Whether it’s financial default of countries, companies or persons, government upheaval, or the decision to walk away from a mortgage because “everyone’s doing it,” small ripples of contagion tend to cause big waves elsewhere. And once those waves start rolling, it’s hard for marketing executives with their best laid plans to get out of the way.
The warning signs aren’t really hard to spot. In fact, they’re everywhere. What’s difficult to extrapolate is whether a rock thrown in the pond lands with a thud, or causes a full-blown title wave. And that’s the difficult part of understanding contagion, because in complex systems the next crisis could come from the smallest of beginnings.
With this in mind, how can a marketer separate signal from noise?
The first step is to read and listen. Pay close attention to global media for disruptions, trending topics, and events gaining critical mass. Reach out to peers for their perspective on today’s events (the more cross-industry perspective the better). Also, talk to customers for their point of view.
Second, watch your own company key performance indicators.

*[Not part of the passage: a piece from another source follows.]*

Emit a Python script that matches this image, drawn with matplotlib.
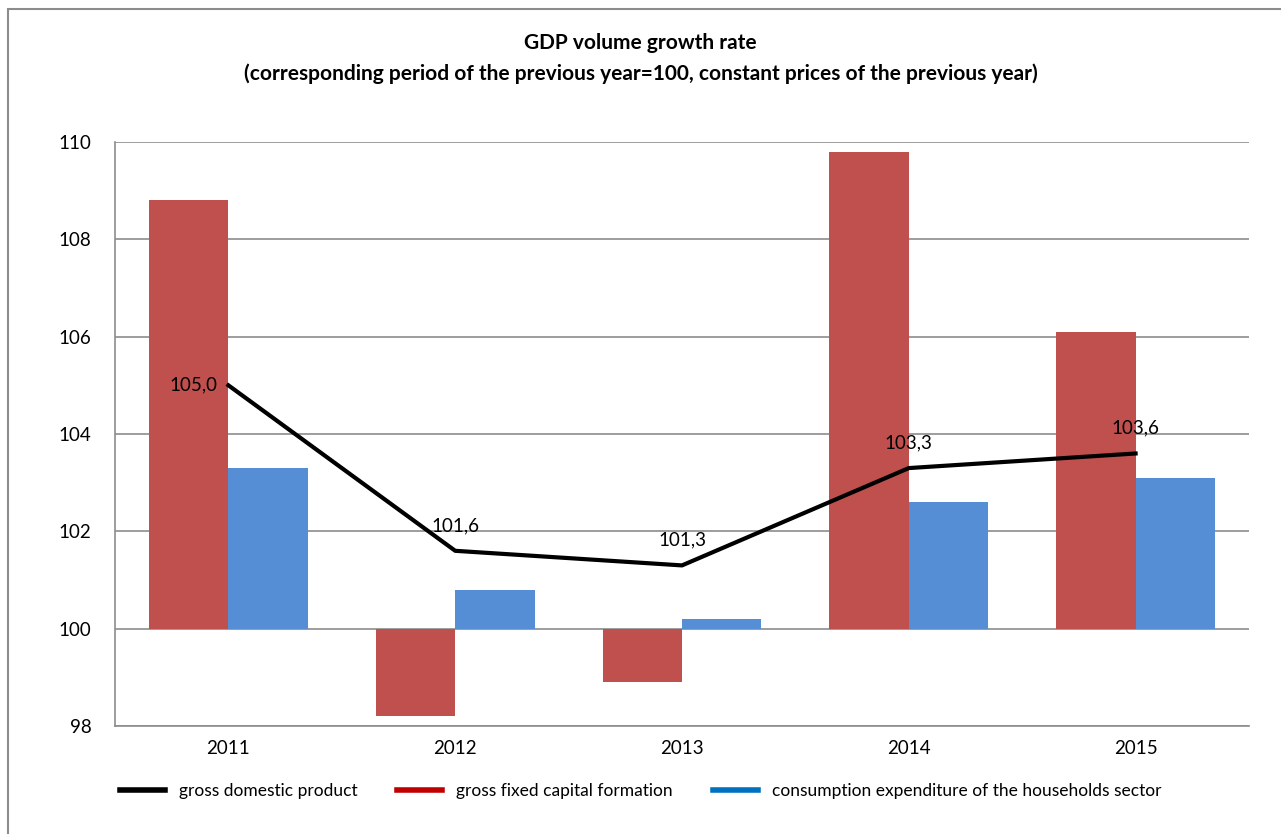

In times like these, a strong analytical infrastructure with near real-time data feeds can help alert you to coming challenges. Use analytics to identify variances, strengths, softness, and project trend lines.
Third, leverage internal and external expertise to help distinguish matter from mania. Providing you have access to or have already hired the smartest brains, learn from PIMCO on how they hold weekly meetings to “square off in hours-long debates that are a cross between Socratic dialogue and bare-knuckled slugfest.” Challenge, debate, and try to project outcomes from today’s events.
The next crisis could come from left field, right field or drop from the sky. However, armed with the above processes, the probability of being blindsided is greatly reduced.